Sadly the backs, too small and too slow, could muster little after Thomas's early strike.
But let's just accept Grahan Henry's All Blacks are simply Bisto at he moment, different gravy.
The Lions, with Irish flanker Simon Easterby capping a great performance with a late try, gave it all to ease memories of that awful 21-3 defeat in Christchurch last week.
But it wasn't enough. Not nearly enough.
Still, what a start. Right from the kick-off everything clicked in to place with captain Thomas making a wonderful jinking run to the line for a second-minute try.
A minute later Dwayne Peel's break left Wilko with a kickable penalty which hit the post. It could (should?) have been 10-0 after four minutes.
Then the early turning point.
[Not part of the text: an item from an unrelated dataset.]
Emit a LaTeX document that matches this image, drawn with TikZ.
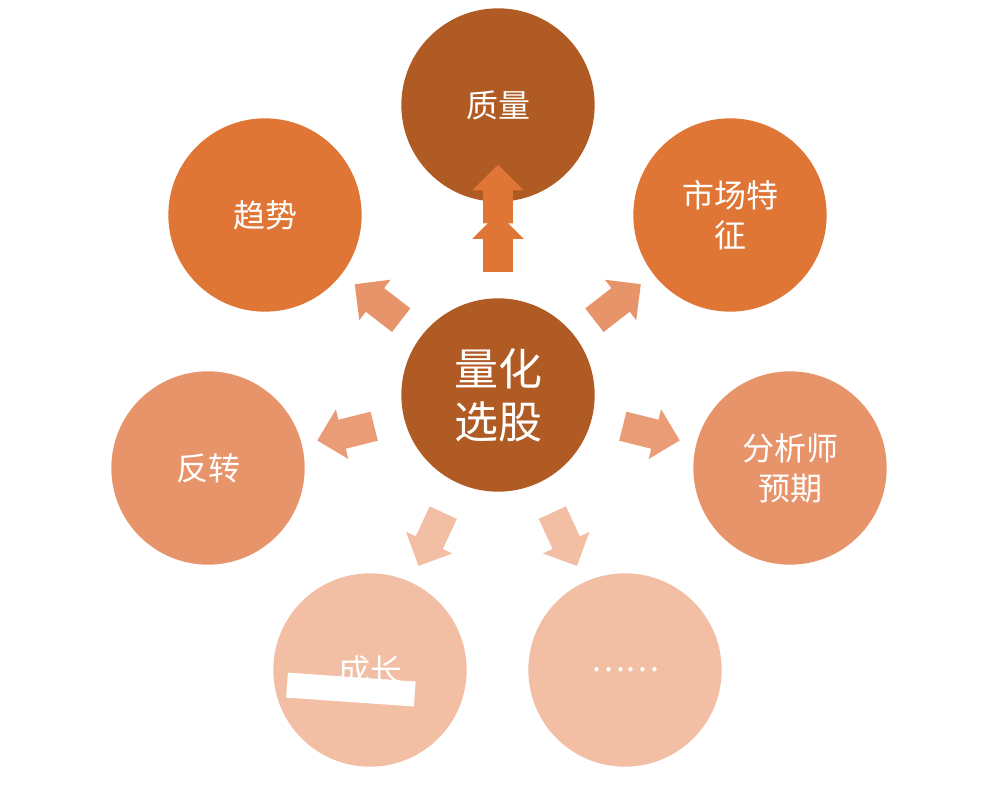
\documentclass[tikz,border=0pt]{standalone}
\usepackage{fontspec}
\setmainfont{Noto Sans CJK SC}
\usetikzlibrary{shapes.arrows}
\definecolor{cdark}{HTML}{B05A24}
\definecolor{cmid}{HTML}{DF7636}
\definecolor{clight}{HTML}{E8946A}
\definecolor{cpale}{HTML}{F2BEA4}
\tikzset{
  bub/.style={circle,minimum size=145pt,inner sep=0pt,text=white,font=\fontsize{24}{30}\selectfont,align=center},
  blk/.style={single arrow,allow upside down,sloped,inner xsep=0pt,inner ysep=11pt,single arrow head extend=8pt,minimum height=44pt,text width=0pt},
}
\begin{document}
\begin{tikzpicture}[x=0.75pt,y=-0.75pt]
\useasboundingbox[fill=white] (0,0) rectangle (989,791);
\node[bub,fill=cdark,font=\fontsize{33}{40}\selectfont] (c) at (498,395) {量化\\选股};
\node[bub,fill=cdark] (q) at (498,105) {质量};
\node[bub,fill=cmid] (t) at (265,215) {趋势};
\node[bub,fill=cmid] (m) at (730,215) {市场特\\征};
\node[bub,fill=clight] (r) at (208,468) {反转};
\node[bub,fill=clight] (a) at (790,468) {分析师\\预期};
\node[bub,fill=cpale] (g) at (370,670) {成长};
\node[bub,fill=cpale] (d) at (625,670) {……};
\fill[white,rotate around={-4:(350,688)}] (287,677) rectangle (415,702);
\path (c) -- node[blk,fill=cmid,pos=0.5]{} (q.center);
\path (c.center) -- (q.center) node[blk,fill=cmid,pos=0.5]{};
\path (c.center) -- (t.center) node[blk,fill=clight,pos=0.49]{};
\path (c.center) -- (m.center) node[blk,fill=clight,pos=0.49]{};
\path (c.center) -- (r.center) node[blk,fill=clight!80!cpale,pos=0.5]{};
\path (c.center) -- (a.center) node[blk,fill=clight!80!cpale,pos=0.5]{};
\path (c.center) -- (g.center) node[blk,fill=cpale,pos=0.5]{};
\path (c.center) -- (d.center) node[blk,fill=cpale,pos=0.5]{};
\end{tikzpicture}
\end{document}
O'Connell went flying over a well-placed maul, silly penalty, up the other end we went and Carter made it 7-3 after seven minutes.
With Aussie ref Andrew Cole making things tough for the Lions only a great Gavin Henson tackle kept Rico Gear out as the All Blacks threatened in the corner.
Then another mysterious Antipodean penalty and Carter made it 7-6 before Tana Umaga, first Test villian, started and finished the All Blacks' first try.
And despite the Lions' best efforts, Carter's ice-cool conversion made it 13-7 after 19 pulsating minutes.
The game exploded in the 23rd minute with bodies everywhere as the Lions showed their fury at a series of underhand All Black shenanigans going unpunished yet again.
They were punished by Cole in the 26th minute and Wilko landed a desperately difficult kick to make it 13-10. Carter immediately responded with one of his own from a scrappy restart with O'Connell caught again.
Wilko narrowly nissed a snapped drop goal but Josh Lewsey's break set him up for the penalty which made it 16-13 after half an hour.
But then disaster, Cole failed to spot the All Blacks holding on after Byron Kelleher's killer run, a brilliant Gear lobbed pass and Sitiveni Sivivatu went over, just as he did in the first Test. Six tries in three Tests - and we thought Joe Rokococko (29 in 27) was special!
Wilko took a blow to the old neck injury early in the second half and soon Carter had extended the lead to 24-13.
And he blew the Lions away with a lovely kick and chase to score down the touchline, landing a superb conversion to make it 31-13. Game over, series over.
The defining moment came five minutes later when, with the Lions threatening, the backs stuttered and Shane Williams, so quick but too light, was tackled into oblivion. Not once, twice.
How it hurts to see your side giving everything but failing.
Which is why Julian White unleashed a couple of roundhouse blows seconds later.
Wilko finally succumbed to the pain and Prince William clapped him off as Carter twisted the knife with another penalty to make it 34-13 with 20 to go.
Easterby snuck in for a late consolation, replacement Stephen Jones missed the conversion but the Lions continued their brave, hopeless battle.
But then Carter scored again, breaking through the tiring line to score and further extend the record for points against the Lions.
In the background, the overhyped Gavin Henson was subbed as Carter made it 31 points with a tight conversion.
The last ten minutes constituted damage limitation.
And even that didn't work as Richie McCaw, bloodied and brilliant, went over and Carter racked up his 32nd and 33rd points. Slaughter.